The Netherlands meeting added another piece to the same pattern. Koizumi and Dutch Deputy Prime Minister and Defence Minister Dilan Yeşilgöz-Zegerius welcomed steady progress in Japan-Netherlands defence cooperation and agreed to strengthen it further. The two ministers also reaffirmed that Euro-Atlantic and Indo-Pacific security are indivisible, and said they would work together to create a security environment that does not tolerate unilateral attempts to change the status quo by force.
Turkey also emerged as more than the host. Koizumi and Turkish Defence Minister Yasar Guler agreed to work toward a new memorandum on defence cooperation and exchanges, expanding a statement of intent signed in 2012. The two sides also pointed to growing cooperation in high-level visits, unit exchanges and defence equipment and technology.
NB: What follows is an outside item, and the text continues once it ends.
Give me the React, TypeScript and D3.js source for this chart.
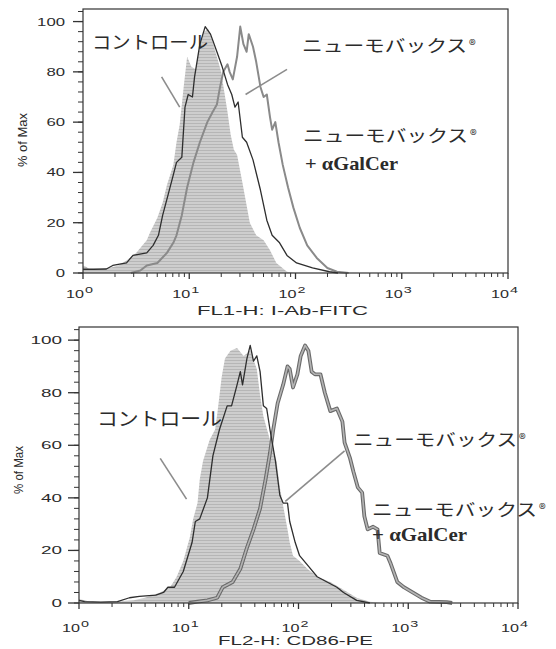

The wider NATO meeting gave those bilateral moves a broader frame. Rutte and the Indo-Pacific partners discussed Russia’s invasion of Ukraine, China-related challenges, North Korea, Iran, cyber, strategic communications, technology and defence-industrial cooperation. NATO also thanked Japan and the other Indo-Pacific partners for their support for Ukraine.
Japan’s separate meeting with NATO Deputy Secretary General Radmila Sekerinska underscored that practical dimension. The two sides welcomed progress in Japan-NATO defence cooperation, including defence equipment and industrial cooperation and the dispatch of Self-Defence Forces personnel to NATO Security Assistance and Training for Ukraine, the alliance’s Ukraine support and training organisation.
For Tokyo, the logic is both diplomatic and operational. Japan wants Europe more engaged in Asia, but it is also positioning itself as a defence partner to Europe, not merely a regional state asking for attention. The NATO summit gave Koizumi a platform to reinforce that message with several governments at once.